How far can we push the SN measurements? Finding more and more SNe allows us to beat down statistical errors to arbitrarily small levels but, ultimately, systematic effects will limit the precision to which SNIa magnitudes can be applied to measure distances. Our best estimate is that it will be possible to control systematic effects from ground-based experiments to a level of ~ 0.03 mag. Carefully controlled ground-based experiments on 200 SNe will reach this statistical uncertainty in z = 0.1 redshift bins in the range z = 0.3 - 0.7, and is achievable within five years. A comparable quality low redshift sample, with 300 SNe in z = 0.02 - 0.08, will also be achievable in that time frame [2].

The SuperNova/Acceleration Probe (SNAP) collaboration (1) has proposed to launch a dedicated cosmology satellite [1, 68] - the ultimate SNIa experiment. This satellite will, if funded, scan many square degrees of sky, discovering well over a thousand SNIa per year and obtain their spectra and light curves out to z = 1.7. Besides the large numbers of objects and their extended redshift range, space-based observations will also provide the opportunity to control many systematic effects better than from the ground [21, 53]. Fig. 7 shows the expected precision in the SNAP and ground-based experiments for measuring w, assuming a flat Universe.

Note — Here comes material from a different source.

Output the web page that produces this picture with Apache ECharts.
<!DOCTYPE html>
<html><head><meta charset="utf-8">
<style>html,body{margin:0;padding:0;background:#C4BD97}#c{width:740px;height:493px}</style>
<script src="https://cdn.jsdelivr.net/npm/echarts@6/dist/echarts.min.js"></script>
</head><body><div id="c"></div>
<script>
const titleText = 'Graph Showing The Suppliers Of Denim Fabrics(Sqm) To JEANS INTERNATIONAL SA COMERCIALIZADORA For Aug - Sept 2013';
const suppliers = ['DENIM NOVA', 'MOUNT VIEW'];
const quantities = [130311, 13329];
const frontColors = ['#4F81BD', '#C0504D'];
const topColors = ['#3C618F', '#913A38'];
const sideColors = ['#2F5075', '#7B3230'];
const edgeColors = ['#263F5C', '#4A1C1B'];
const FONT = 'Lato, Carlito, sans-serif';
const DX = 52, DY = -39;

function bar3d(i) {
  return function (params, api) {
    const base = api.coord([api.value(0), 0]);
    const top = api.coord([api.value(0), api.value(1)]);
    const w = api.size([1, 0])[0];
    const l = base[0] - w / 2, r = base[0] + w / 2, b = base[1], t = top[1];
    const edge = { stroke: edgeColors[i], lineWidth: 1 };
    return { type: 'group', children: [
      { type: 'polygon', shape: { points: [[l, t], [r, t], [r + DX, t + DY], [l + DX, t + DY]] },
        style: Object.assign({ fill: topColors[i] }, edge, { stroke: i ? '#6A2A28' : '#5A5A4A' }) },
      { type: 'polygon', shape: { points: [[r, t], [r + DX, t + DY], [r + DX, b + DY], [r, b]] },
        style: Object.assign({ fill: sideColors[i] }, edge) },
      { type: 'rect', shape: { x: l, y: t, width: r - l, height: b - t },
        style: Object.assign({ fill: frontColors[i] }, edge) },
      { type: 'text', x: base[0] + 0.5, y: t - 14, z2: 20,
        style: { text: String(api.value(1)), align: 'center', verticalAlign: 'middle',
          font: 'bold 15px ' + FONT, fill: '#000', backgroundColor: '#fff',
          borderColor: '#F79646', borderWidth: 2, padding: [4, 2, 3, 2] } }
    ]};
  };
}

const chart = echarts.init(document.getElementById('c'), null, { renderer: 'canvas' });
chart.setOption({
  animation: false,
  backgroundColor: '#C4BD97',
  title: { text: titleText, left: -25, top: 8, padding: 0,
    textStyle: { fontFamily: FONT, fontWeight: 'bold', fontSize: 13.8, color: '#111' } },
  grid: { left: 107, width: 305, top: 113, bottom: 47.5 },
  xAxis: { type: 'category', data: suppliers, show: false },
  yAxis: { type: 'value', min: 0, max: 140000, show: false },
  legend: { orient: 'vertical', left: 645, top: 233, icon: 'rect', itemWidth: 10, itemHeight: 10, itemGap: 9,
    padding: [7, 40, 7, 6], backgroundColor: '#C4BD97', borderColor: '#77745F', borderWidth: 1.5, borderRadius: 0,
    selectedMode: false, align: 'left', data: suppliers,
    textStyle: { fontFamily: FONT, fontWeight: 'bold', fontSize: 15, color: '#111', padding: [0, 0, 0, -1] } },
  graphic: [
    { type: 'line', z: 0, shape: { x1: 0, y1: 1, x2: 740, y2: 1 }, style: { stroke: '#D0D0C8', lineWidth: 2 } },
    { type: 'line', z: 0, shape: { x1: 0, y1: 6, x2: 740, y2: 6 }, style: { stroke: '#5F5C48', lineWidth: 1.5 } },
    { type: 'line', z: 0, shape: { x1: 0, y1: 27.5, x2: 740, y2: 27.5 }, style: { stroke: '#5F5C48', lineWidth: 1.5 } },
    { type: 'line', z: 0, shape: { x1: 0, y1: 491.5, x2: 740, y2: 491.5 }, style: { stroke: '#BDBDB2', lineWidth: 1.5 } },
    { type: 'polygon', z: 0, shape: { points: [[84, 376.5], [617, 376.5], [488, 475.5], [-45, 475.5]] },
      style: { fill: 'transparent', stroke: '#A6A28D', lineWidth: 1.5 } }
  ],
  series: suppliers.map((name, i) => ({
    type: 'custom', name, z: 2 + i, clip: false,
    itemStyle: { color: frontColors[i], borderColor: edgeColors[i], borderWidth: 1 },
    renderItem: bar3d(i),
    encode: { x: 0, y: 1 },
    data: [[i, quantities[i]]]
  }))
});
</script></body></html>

Perhaps the most important advance will be the first studies of the time variation of the equation of state w (see the right panel of Fig. 7 and [40, 103]).

Figure 7

Figure 7. Future expected constraints on dark energy: Left panel: Estimated 68% confidence regions for a constant equation of state parameter for the dark energy, w, versus mass density, for a ground-based study with 200 SNe between z = 0.3 - 0.7 (open contours), and for the satellite-based SNAP experiment with 2,000 SNe between z = 0.3 - 1.7 (filled contours). Both experiments are assumed to also use 300 SNe between z = 0.02 - 0.08. A flat cosmology is assumed (based on Cosmic Microwave Background (CMB) constraints) and the inner (solid line) contours for each experiment include tight constraints (from large scale structure surveys) on OmegaM, at the ± 0.03 level. For the SNAP experiment, systematic uncertainty is taken as dm = 0.02(z / 1.7), and for the ground-based experiment, dm = 0.03(z / 0.5). Such ground-based studies will test the hypothesis that the dark energy is in the form of a cosmological constant, for which w = - 1 at all times. Middle panel: The same confidence regions for the same experiments not assuming the equation of state parameter, w, to be constant, but instead marginalizing over w', where w(z) = w0 + w'z. (Weller and Albrecht [103] recommend this parameterization of w(z) over the others that have been proposed to characterize well the current range of dark energy models.) Note that these planned ground-based studies will yield impressive constraints on the value of w today, w0, even without assuming constant w. In fact, these constraints are comparable to the current measurements of w assuming it is constant (shown in the right panel of Fig. 6). Right panel: Estimated 68% confidence regions of the first derivative of the equation of state, w', versus its value today, w0, for the same experiments.

With rapidly improving CMB data from interferometers, the satellites Microwave Anisotropy Probe (MAP) and Planck, and balloon-based instrumentation planned for the next several years, CMB measurements promise dramatic improvements in precision on many of the cosmological parameters. However, the CMB measurements are relatively insensitive to the dark energy and the epoch of cosmic acceleration. SNIa are currently the only way to directly study this acceleration epoch with sufficient precision (and control on systematic uncertainties) that we can investigate the properties of the dark energy, and any time dependence in these properties. This ambitious goal will require complementary and supporting measurements of, for example, OmegaM from CMB, weak lensing, and large scale structure. The SN measurements will also provide a test of the cosmological results independent from these other techniques, which have their own systematic errors. Moving forward simultaneously on these experimental fronts offers the plausible and exciting possibility of achieving a comprehensive measurement of the fundamental properties of our Universe.